The Fifth Amendment and partisan justice

The most surprising item so far in the commentary on IRS official Lois Lerner's "taking the Fifth" before a congressional committee today is an approving citation by a Wall Street Journal blogger of a Warren Court decision in favor of an alleged Communist. From all appearances, James Taranto is a fan of neither the IRS nor the Obama administration. But he holds back from joining the bloodhounds baying at Lerner's heels on the assumption that taking the Fifth on the question of selective scrutiny of Tea Party groups applying for tax exemptions proves that Lerner has done something wrong or even criminal. Taranto's job, it seems, is to surf the internet, and in doing so he discovered Slochower v. Board of Higher Education, a 1956 decision in which the high court overturned (by a 5-4 vote) the dismissal of a Brooklyn College faculty member who had taken the Fifth on the question of Communist party affiliation. The majority ruled that the city ordinance ordering the summary dismissal of any city employee who took the Fifth in cases related to their work violated the constitutional guarantee of due process. The majority opinion, cited by Taranto via the Outside the Beltway blog, states the principle at stake more generally:

[W]e must condemn the practice of imputing a sinister meaning to the exercise of a person’s constitutional right under the Fifth Amendment.... The privilege against self-incrimination would be reduced to a hollow mockery if its exercise could be taken as equivalent either to a confession of guilt or a conclusive presumption of perjury. 
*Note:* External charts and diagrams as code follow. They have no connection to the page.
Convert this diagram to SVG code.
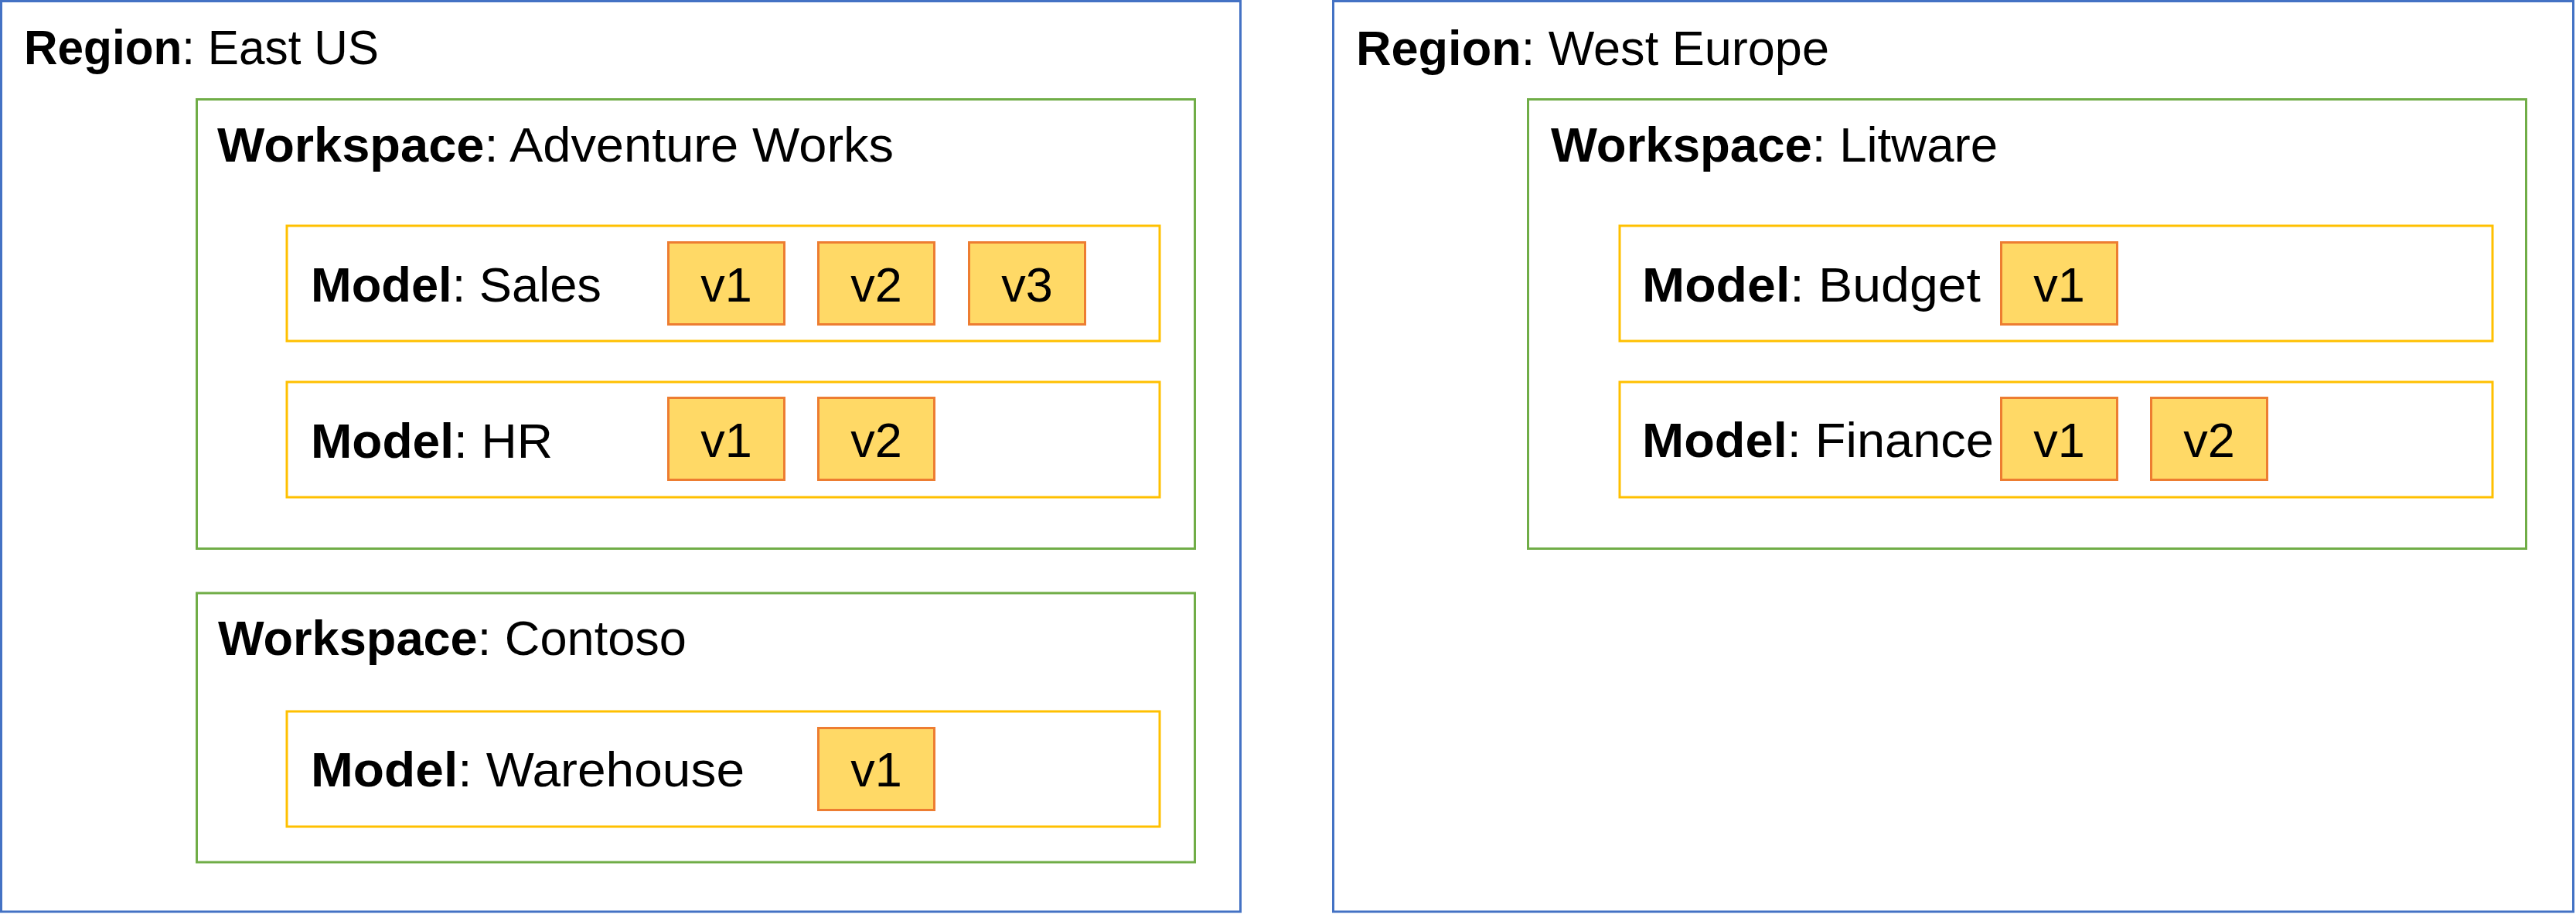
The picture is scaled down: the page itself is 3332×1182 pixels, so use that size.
<svg xmlns="http://www.w3.org/2000/svg" width="3332" height="1182" viewBox="0 0 3332 1182">
<style>
.region{fill:#fff;stroke:#4472C4;stroke-width:3}
.ws{fill:#fff;stroke:#70AD47;stroke-width:3}
.model{fill:#fff;stroke:#FFC000;stroke-width:3}
.ver{fill:#FFD966;stroke:#ED7D31;stroke-width:3}
text{font-family:"Liberation Sans",Arial,sans-serif;font-size:63px;fill:#000}
.b{font-weight:bold}
.vl{text-anchor:middle}
</style>
<rect width="3332" height="1182" fill="#fff"/>
<g id="region-east-us">
<rect class="region" x="1.5" y="1.5" width="1603" height="1177.5"/>
<text x="31" y="83" textLength="459" lengthAdjust="spacingAndGlyphs"><tspan class="b">Region</tspan>: East US</text>
</g>
<g id="region-west-europe">
<rect class="region" x="1724.5" y="1.5" width="1604" height="1177.5"/>
<text x="1754" y="84" textLength="612" lengthAdjust="spacingAndGlyphs"><tspan class="b">Region</tspan>: West Europe</text>
</g>
<g id="ws-adventure-works">
<rect class="ws" x="254.5" y="128.5" width="1291" height="581"/>
<text x="281" y="209" textLength="875" lengthAdjust="spacingAndGlyphs"><tspan class="b">Workspace</tspan>: Adventure Works</text>
</g>
<g id="ws-contoso">
<rect class="ws" x="254.5" y="767" width="1291" height="348"/>
<text x="282" y="847" textLength="606" lengthAdjust="spacingAndGlyphs"><tspan class="b">Workspace</tspan>: Contoso</text>
</g>
<g id="ws-litware">
<rect class="ws" x="1976.5" y="128.5" width="1291" height="581"/>
<text x="2006" y="209" textLength="578" lengthAdjust="spacingAndGlyphs"><tspan class="b">Workspace</tspan>: Litware</text>
</g>
<g id="model-sales">
<rect class="model" x="371" y="292" width="1129" height="149"/>
<text x="402" y="390" textLength="376" lengthAdjust="spacingAndGlyphs"><tspan class="b">Model</tspan>: Sales</text>
</g>
<g id="model-hr">
<rect class="model" x="371" y="494" width="1129" height="149"/>
<text x="402" y="592" textLength="313" lengthAdjust="spacingAndGlyphs"><tspan class="b">Model</tspan>: HR</text>
</g>
<g id="model-warehouse">
<rect class="model" x="371" y="920" width="1129" height="149"/>
<text x="402" y="1017" textLength="561" lengthAdjust="spacingAndGlyphs"><tspan class="b">Model</tspan>: Warehouse</text>
</g>
<g id="model-budget">
<rect class="model" x="2095" y="292" width="1129" height="149"/>
<text x="2124" y="390" textLength="438" lengthAdjust="spacingAndGlyphs"><tspan class="b">Model</tspan>: Budget</text>
</g>
<g id="model-finance">
<rect class="model" x="2095" y="494" width="1129" height="149"/>
<text x="2124" y="591" textLength="455" lengthAdjust="spacingAndGlyphs"><tspan class="b">Model</tspan>: Finance</text>
</g>
<g id="sales-v1"><rect class="ver" x="864.5" y="313.5" width="150" height="106"/><text class="vl" x="939.5" y="389.5">v1</text></g>
<g id="sales-v2"><rect class="ver" x="1058.5" y="313.5" width="150" height="106"/><text class="vl" x="1133.5" y="389.5">v2</text></g>
<g id="sales-v3"><rect class="ver" x="1253.5" y="313.5" width="150" height="106"/><text class="vl" x="1328.5" y="389.5">v3</text></g>
<g id="hr-v1"><rect class="ver" x="864.5" y="514.5" width="150" height="106"/><text class="vl" x="939.5" y="591">v1</text></g>
<g id="hr-v2"><rect class="ver" x="1058.5" y="514.5" width="150" height="106"/><text class="vl" x="1133.5" y="591">v2</text></g>
<g id="warehouse-v1"><rect class="ver" x="1058.5" y="941.5" width="150" height="106"/><text class="vl" x="1133.5" y="1017">v1</text></g>
<g id="budget-v1"><rect class="ver" x="2588.5" y="313.5" width="150" height="106"/><text class="vl" x="2663.5" y="390">v1</text></g>
<g id="finance-v1"><rect class="ver" x="2588.5" y="514.5" width="150" height="106"/><text class="vl" x="2663.5" y="591">v1</text></g>
<g id="finance-v2"><rect class="ver" x="2782.5" y="514.5" width="150" height="106"/><text class="vl" x="2857.5" y="591">v2</text></g>
<g id="connectors"></g>
</svg>
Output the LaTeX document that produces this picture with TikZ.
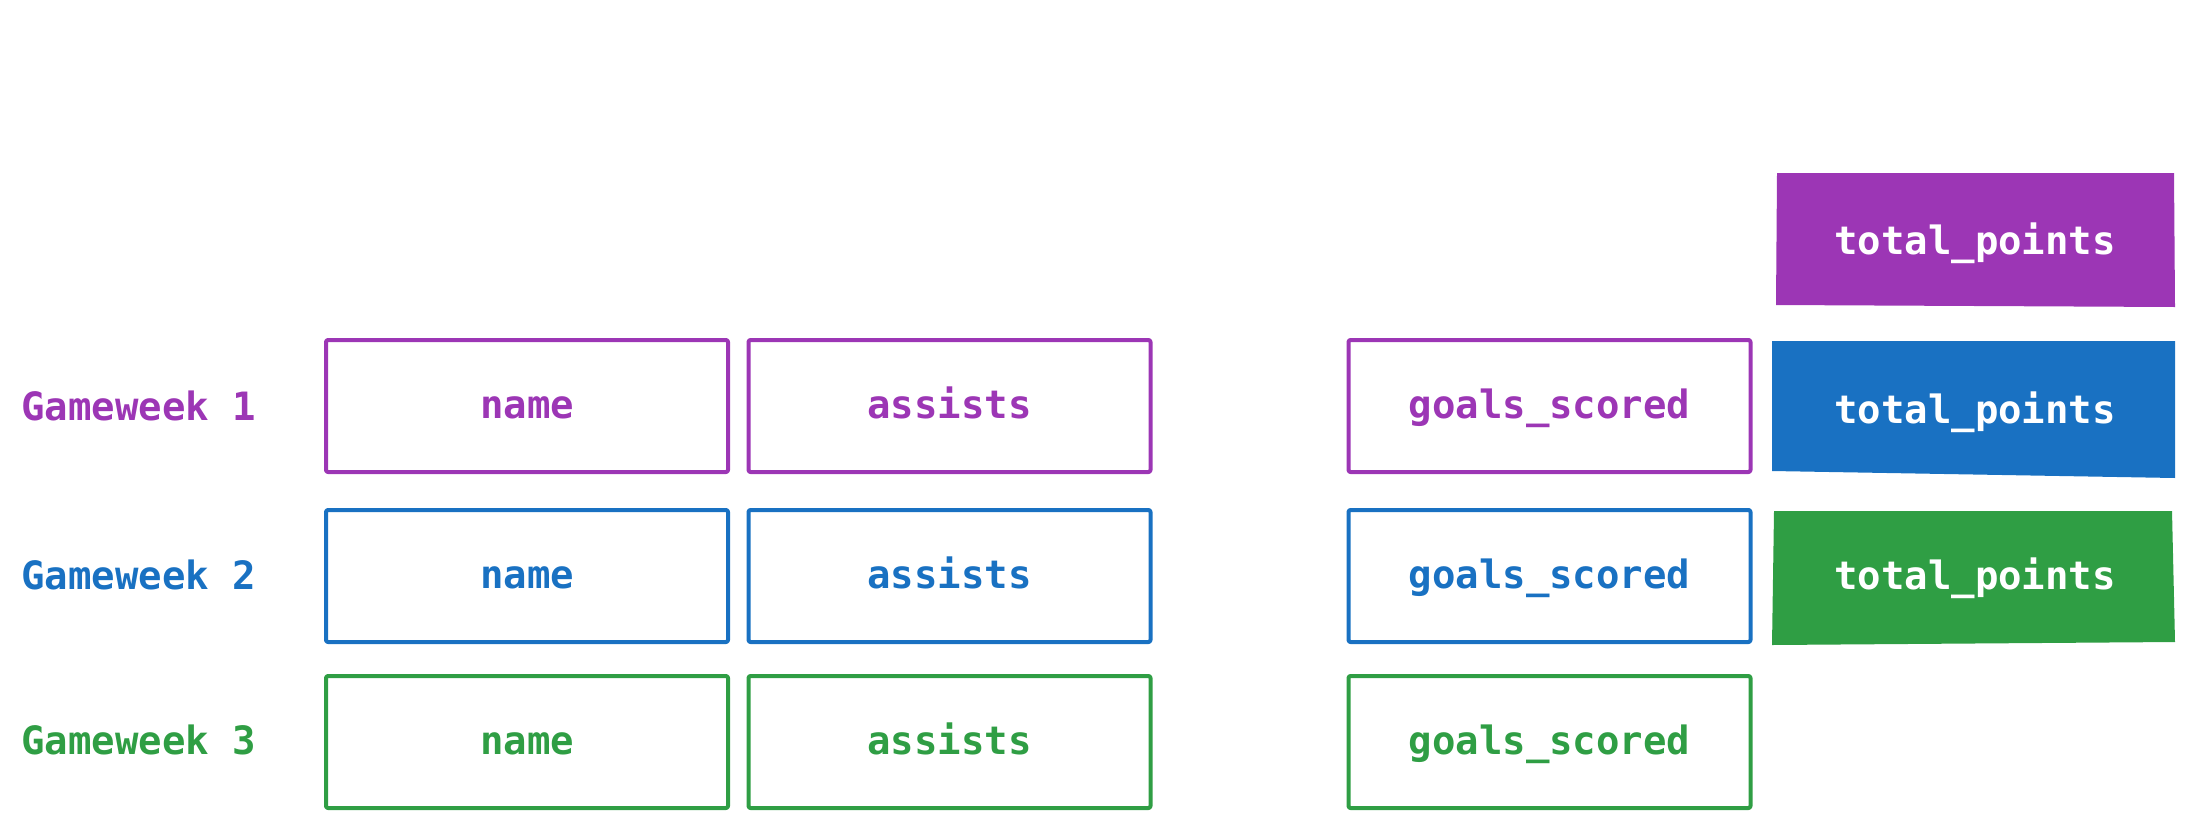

The Court cited an earlier decision in which the majority acknowledged that "a witness may have a reasonable fear of prosecution and yet be innocent of any wrongdoing." This seems to be Lerner's position, since she prefaced her non-testimony with a declaration of innocence. Precedent appears to endorse her stance, a point lost on many of Taranto's fellow conservatives, and on some liberals who have called for Lerner to resign. At issue is what it means to "incriminate" oneself, and a distinction between prosecution and the law itself.  Lerner's assumption seems to be that the House committee, or at least Rep. Issa, is out to prosecute (or at least persecute) her regardless of the law in the case. The power to prosecute -- even the power to investigate -- is a power liable to abuse. Lerner wouldn't be alone if she believed that Issa and other Republicans mean to abuse their authority by holding investigations, or worse, for essentially partisan reasons. It remains questionable whether the selective scrutiny that has so scandalized many people rises to any level of criminality. Republicans and their allies can cry "no fair!" all they please, and they'll probably get sympathy not just from their base this time but also from all those prone to give dissent the benefit of the doubt. Whether Republicans themselves give dissent the same benefit of the doubt is another matter. It seems instead that many of them equate disagreement with their views with a conspiracy to impose tyranny on the land. A similar attitude toward Communists led to the law that the Supreme Court rebuked in Slochower. Republicans in the House of Representatives have the power to interpret law according their paradigm of encroaching tyranny and their self-assigned role as the last line of defense. Slochower seems to remind us that so long as different groups can see the same phenomena so differently, taking the Fifth can't be the last word on anyone's guilt or innocence. In our world, it may mean that someone has "something to hide," but someone might have good reason to do so. That's not necessarily true in Lerner's case, but it could be, and the Constitution seems to require us to give her the benefit of the doubt until we have more reason not to.